- Origin: Tokyo, Japan
- Genres: J-pop;
- Years active: 2012-2013
- Label: Happinet
- Past members: Yoshihide Sasaki; Hayato Nikaido; Ha Min-woo;
- Website: www.3pl.tv

= 3Peace Lovers =

Japanese musical group

3Peace Lovers (stylized 3Peace☆Lovers) was a Japanese project group formed by Happinet in 2012. The group consists of 3 members: actor Yoshihide Sasaki, visual kei band member Hayato Nikaido, and ZE:A member Ha Min-woo.
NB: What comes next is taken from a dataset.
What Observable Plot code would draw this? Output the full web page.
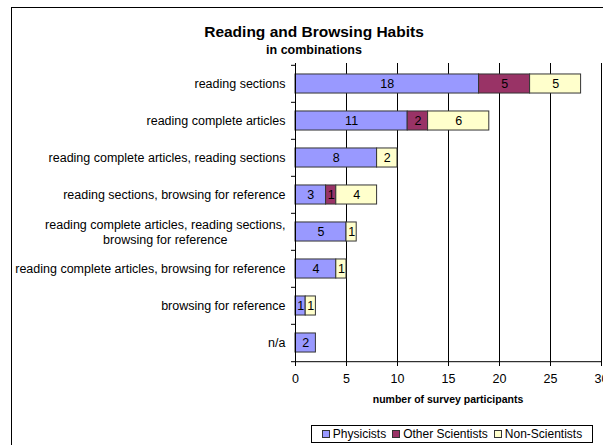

The group was put together as a crossover between J-pop, visual kei rock, and K-pop, which each member represents respectively.

==Members==

- Yoshihide Sasaki
- Hayato Nikaido
- Ha Min-woo

== Discography ==

===Studio albums===

| Title | Year | Details | Peak chart positions | Sales |
JPN
| 3Peace Lovers | 2013 | Released: June 25, 2013; Label: Happinet; Format: CD; | 85 | — |
"—" denotes releases that did not chart or were not released in that region.

===Singles===

Title: Year; Peak chart positions; Sales; Album
JPN
"Virtual Love": 2012; 25; —; 3Peace Lovers
"Love Evolution": 25; —
"Illusion" / "My True Love": 2013; 12; —
"—" denotes releases that did not chart or were not released in that region.